EDA: Scatterplot for Total Daily Accidents by Season and Date in 2021

Finally, we create a scatter plot where we observe total daily accidents by date and season. Again we recognize that winter has the greatest count of accidents throughout the year, with the highest peak during the beginning and end of the year. The second would be fall with again the second most entries for accidents throughout the year and having the next highest peaks towards the end of the year. The warmer seasons, spring and summer have the least frequency in accidents. This agrees with the conclusions our previous EDAs came to: that colder seasons with more variation in weather conditions, and particularly a greater representation of cloudy and stormy weathers show a certain positive correlation with accidents.

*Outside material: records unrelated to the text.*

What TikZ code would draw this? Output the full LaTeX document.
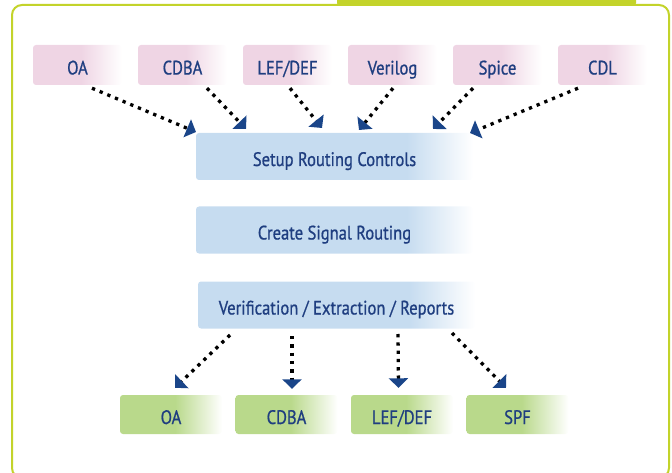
\documentclass[tikz,border=0pt]{standalone}
\usepackage{fontspec}
\setmainfont[FakeStretch=0.85, FakeBold=0.8]{PT Sans}
\usetikzlibrary{arrows.meta}

\definecolor{framegreen}{HTML}{C3D32A}
\definecolor{pinkbox}{HTML}{EFD5E4}
\definecolor{bluebox}{HTML}{C6DCF0}
\definecolor{greenbox}{HTML}{B9D98B}
\definecolor{navy}{HTML}{1F3E80}
\definecolor{tipblue}{HTML}{1A4589}

\pgfdeclarehorizontalshading{pinkfade}{100bp}{color(0bp)=(pinkbox); color(25bp)=(pinkbox); color(52bp)=(pinkbox); color(75bp)=(white); color(100bp)=(white)}
\pgfdeclarehorizontalshading{bluefade}{100bp}{color(0bp)=(bluebox); color(25bp)=(bluebox); color(63bp)=(bluebox); color(75bp)=(white); color(100bp)=(white)}
\pgfdeclarehorizontalshading{greenfade}{100bp}{color(0bp)=(greenbox); color(25bp)=(greenbox); color(52bp)=(greenbox); color(75bp)=(white); color(100bp)=(white)}

\tikzset{
 box/.style={rounded corners=3pt, inner sep=0pt, text=navy, font=\fontsize{19.5}{19.5}\selectfont, text height=19pt, text depth=0pt},
 inbox/.style={box, shading=pinkfade, minimum width=89pt, minimum height=40pt},
 stepbox/.style={box, shading=bluefade, minimum width=277pt, minimum height=47pt},
 outbox/.style={box, shading=greenfade, minimum width=102pt, minimum height=39pt},
 flow/.style={line width=3.3pt, dash pattern=on 3.3pt off 5pt, -{Triangle[width=19pt,length=9.5pt,color=tipblue]}}
}

\begin{document}
\begin{tikzpicture}[x=1pt, y=-1pt]
\clip (0,0) rectangle (672,473);
% frame and tab
\fill[framegreen, rounded corners=2pt] (337,-5) rectangle (636,5);
\draw[framegreen, line width=2pt, rounded corners=10pt] (12,5) rectangle (669,478);

% input formats
\foreach \name/\txt [count=\i] in {oa/OA, cdba/CDBA, lefdef/{LEF/DEF}, verilog/Verilog, spice/Spice, cdl/CDL} {
 \node[inbox] (in\name) at (77.5+105*\i-105, 65) {\txt};
}

% flow steps
\node[stepbox] (setup) at (334.5, 156.5) {Setup Routing Controls};
\node[stepbox] (route) at (334.5, 230) {Create Signal Routing};
\node[stepbox] (verify) at (336.5, 305) {Verification / Extraction / Reports};

% output formats
\foreach \name/\txt [count=\i] in {oa/OA, cdba/CDBA, lefdef/{LEF/DEF}, spf/SPF} {
 \node[outbox] (out\name) at (171+115.5*\i-115.5, 414.5) {\txt};
}

% arrows in
\foreach \name/\dx/\ex/\ey in {oa/14.5/196/132, cdba/24.5/246/129, lefdef/2.5/322/128, verilog/0.5/359/130, spice/-24.5/433/129, cdl/-24.5/470/133} {
 \coordinate (end\name) at (\ex,\ey);
 \draw[flow] ([xshift=\dx, yshift=-3]in\name.south) -- (end\name);
}

% arrows out
\foreach \name/\sx/\sy in {oa/230/335, cdba/292/336, lefdef/398/334, spf/452/333} {
 \coordinate (beg\name) at (\sx,\sy);
}
\draw[flow] (begoa) -- ([xshift=4, yshift=7]outoa.north);
\draw[flow] (begcdba) -- ([xshift=5.5, yshift=6]outcdba.north);
\draw[flow] (beglefdef) -- ([xshift=-3.5, yshift=7]outlefdef.north);
\draw[flow] (begspf) -- ([xshift=-11.5, yshift=7]outspf.north);
\end{tikzpicture}
\end{document}
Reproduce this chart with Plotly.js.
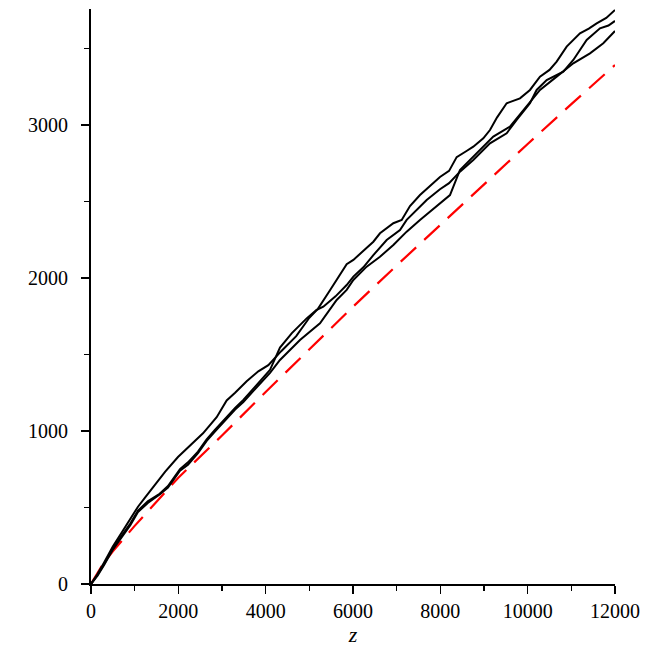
<!DOCTYPE html>
<html>
<head>
<meta charset="utf-8">
<script src="https://cdn.plot.ly/plotly-3.0.1.min.js"></script>
<style>
  html, body { margin: 0; padding: 0; background: #fff; }
  #plot { width: 654px; height: 654px; }
</style>
</head>
<body>
<div id="plot"></div>
<script>
// three walks (z, value)
const zA = [0, 150, 300, 500, 700, 900, 1076, 1250, 1458, 1700, 1992, 2200, 2400, 2565, 2878, 3107, 3300, 3565, 3832, 4061, 4350, 4700, 5000, 5200, 5473, 5702, 5855, 6008, 6237, 6466, 6618, 6924, 7115, 7305, 7534, 7839, 7992, 8200, 8374, 8600, 8755, 8984, 9137, 9300, 9519, 9824, 10053, 10282, 10500, 10664, 10893, 11198, 11400, 11580, 11800, 12000];
const yA = [0, 65, 140, 245, 335, 425, 505, 570, 645, 735, 830, 885, 935, 985, 1090, 1200, 1250, 1325, 1390, 1430, 1520, 1620, 1740, 1800, 1920, 2020, 2090, 2118, 2180, 2237, 2292, 2358, 2379, 2470, 2542, 2619, 2660, 2700, 2790, 2830, 2858, 2913, 2967, 3050, 3142, 3174, 3229, 3316, 3360, 3414, 3512, 3599, 3630, 3664, 3700, 3752];

const zB = [0, 150, 300, 500, 700, 900, 1076, 1300, 1572, 1763, 2038, 2221, 2450, 2649, 2832, 3107, 3300, 3489, 3700, 3908, 4100, 4328, 4600, 4939, 5160, 5320, 5600, 5855, 6008, 6237, 6466, 6771, 7076, 7229, 7381, 7687, 7992, 8200, 8450, 8755, 9137, 9519, 9748, 10053, 10206, 10435, 10816, 11045, 11351, 11656, 11850, 12000];
const yB = [0, 60, 130, 230, 315, 395, 480, 540, 590, 640, 750, 795, 865, 945, 1005, 1094, 1150, 1203, 1270, 1333, 1400, 1545, 1640, 1736, 1790, 1812, 1880, 1954, 2009, 2070, 2150, 2248, 2314, 2380, 2423, 2510, 2580, 2620, 2695, 2771, 2880, 2946, 3033, 3142, 3229, 3294, 3348, 3425, 3556, 3632, 3650, 3680];

const zC = [0, 150, 300, 500, 700, 900, 1076, 1300, 1572, 1763, 2038, 2221, 2450, 2649, 2832, 3107, 3300, 3489, 3700, 3908, 4100, 4328, 4786, 5244, 5626, 5855, 6008, 6313, 6618, 6924, 7229, 7534, 7915, 8221, 8450, 8832, 9213, 9595, 9900, 10282, 10664, 11045, 11427, 11732, 12000];
const yC = [0, 55, 125, 225, 305, 385, 470, 530, 585, 630, 740, 780, 855, 935, 995, 1080, 1140, 1190, 1255, 1320, 1380, 1464, 1595, 1704, 1856, 1922, 1987, 2074, 2139, 2216, 2303, 2379, 2466, 2542, 2706, 2815, 2924, 2989, 3098, 3229, 3316, 3403, 3468, 3534, 3614];

// red dashed reference curve
const zRef = [0, 250, 500, 1000, 2000, 3000, 4000, 5000, 6000, 7000, 8000, 9000, 10000, 11000, 12000];
const yRef = [0, 120, 214, 380, 695, 970, 1255, 1535, 1812, 2082, 2348, 2612, 2876, 3136, 3392];

const xTicks = [0, 2000, 4000, 6000, 8000, 10000, 12000];
const yTicks = [0, 1000, 2000, 3000];

const serif = 'Liberation Serif, Times New Roman, serif';
const walk = { color: '#000', width: 2 };

const data = [
    { x: zRef, y: yRef, type: 'scatter', mode: 'lines', line: { color: '#ff0000', width: 2.2, dash: '21px,11px' } },
    { x: zA, y: yA, type: 'scatter', mode: 'lines', line: walk },
    { x: zB, y: yB, type: 'scatter', mode: 'lines', line: walk },
    { x: zC, y: yC, type: 'scatter', mode: 'lines', line: walk },
];

const layout = {
    width: 654, height: 654,
    margin: { l: 91, r: 39, t: 9, b: 70 },
    paper_bgcolor: '#fff', plot_bgcolor: '#fff',
    showlegend: false,
    hovermode: false,
    font: { family: serif, size: 20, color: '#000' },
    xaxis: {
        range: [0, 12000],
        tickvals: xTicks, ticktext: xTicks.map(String),
        showgrid: false, zeroline: false,
        showline: true, linecolor: '#000', linewidth: 2,
        ticks: 'outside', ticklen: 8, tickwidth: 1.5, tickcolor: '#000',
        ticklabelstandoff: 0,
        minor: { dtick: 1000, tick0: 0, ticks: 'outside', ticklen: 5, tickwidth: 1.5, tickcolor: '#000', showgrid: false },
        title: { text: 'z', font: { family: serif, size: 22, style: 'italic' }, standoff: 4 },
    },
    yaxis: {
        range: [0, 3758],
        tickvals: yTicks, ticktext: yTicks.map(String),
        showgrid: false, zeroline: false,
        showline: true, linecolor: '#000', linewidth: 2,
        ticks: 'outside', ticklen: 8, tickwidth: 1.5, tickcolor: '#000',
        ticklabelstandoff: 9,
        minor: { dtick: 500, tick0: 0, ticks: 'outside', ticklen: 5, tickwidth: 1.5, tickcolor: '#000', showgrid: false },
    },
};

Plotly.newPlot('plot', data, layout, { displayModeBar: false, staticPlot: true });
</script>
</body>
</html>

ggplot(crash, mapping = aes(x = Date, y = Daily_total, color = Season)) +
  geom_point() +
  scale_color_manual(values = c("blue", "green", "orange", "purple"), 
                     labels = c("Fall", "Spring", "Summer", "Winter")) +
  labs(x = "Date", 
       y = "Accidents", 
       title = "Accidents by Date and Season",
       subtitle =  "Frequency of accidents throughout the year in a seasonal breakdown",
       color = "Season") +
  theme_minimal() +
  theme(legend.position = "bottom",
        plot.title.position = "plot")

Data Analysis

In this section, we will delve deeper into the data we have collected through our Exploratory Analysis and run statistical analysis to gain more insights. Our main objective is to identify patterns and relationships within the data and draw meaningful conclusions. We will begin by calculating and analyzing which days and months had the highest number of accidents, and determine if there are any significant trends or patterns in this regard.

Furthermore, we will explore any possible relationships between the number of accidents and weather conditions, such as precipitation, temperature, and visibility. We will also examine how the season may affect accident rates and identify any notable trends. By doing so, we aim to provide a comprehensive and insightful analysis that sheds light on the factors that contribute to accidents in San Diego County.

Analysis: Question 1 - Based on the 2021 accident records in San Diego County, which day and month have the most accidents?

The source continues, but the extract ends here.